Reduce system noise by improving tip-detection. We currently threshold for green values read in by the NTSC camera. However, we could perform finer color detection by comparing, for instance, the ratio of green pixels to red.
Allow the user to paint in multiple colors. Using multiple brushes we would detect when a particular brush is introduced and reflect the change in color by drawing the associated color box to the screen.
Eliminate the necessity of an external host and render a 3D image on the FPGA to display on the VGA screen.

Standards

The only applicable standard that applies to our project is RFC 793 - Transmission Control Protocol (TCP). We implement a standard method for TCP communication between host machines accordingly. Our project meets all IEEE standards.

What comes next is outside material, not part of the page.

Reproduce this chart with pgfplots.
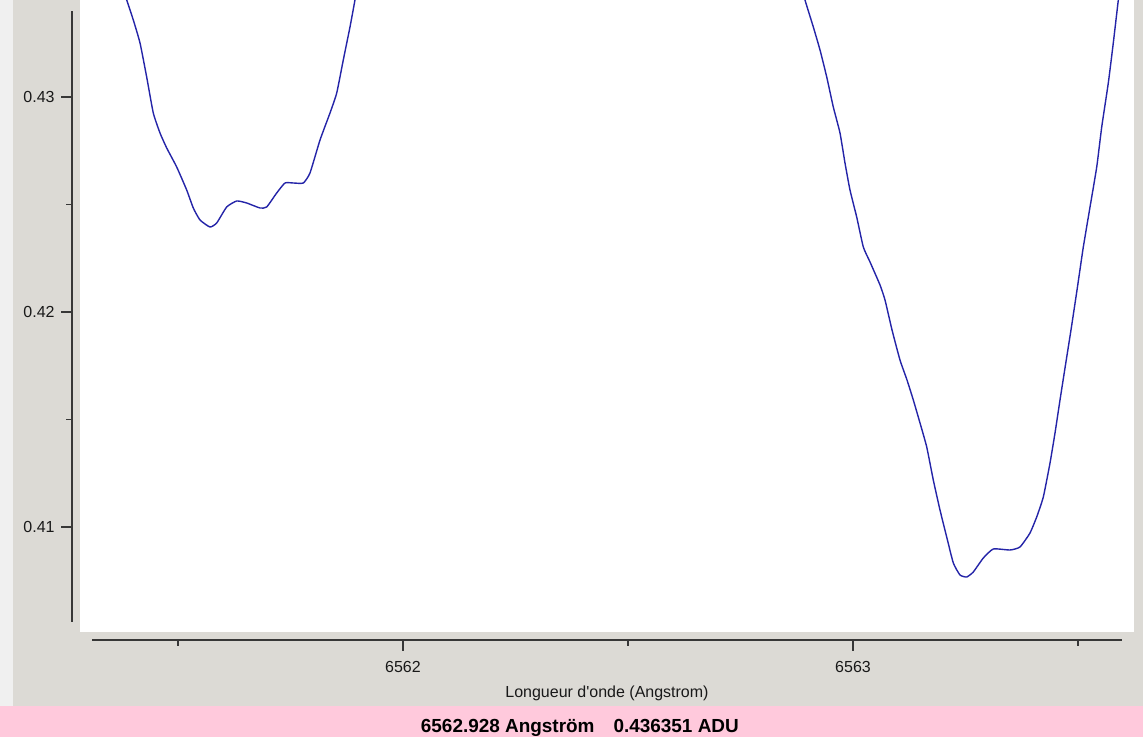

Intellectual Property Considerations

We drew from some Verilog code written by Bruce Land for NTSC camera input. Additionally, we modified open source code for TCP communication in both C and Python. We look forward to working towards publishing our work. We ask that anyone who wants to use our work for any purposes first acquire our consent.

Legal Considerations

There are no legal considerations at play.

Appendix

The group approves this report for inclusion on the course website. The group approves the video for inclusion on the course youtube channel.

Tasks Carried Out By Team Members

Justin: TCP protocol implementation, network setup, tip detection and centroid calculation, python and matlab code.
Samir: Matlab code, HPS code, tip thresholding and centroid calculation, VGA setup.
Adarsh: FPGA and HPS cross-communication, tip thresholding.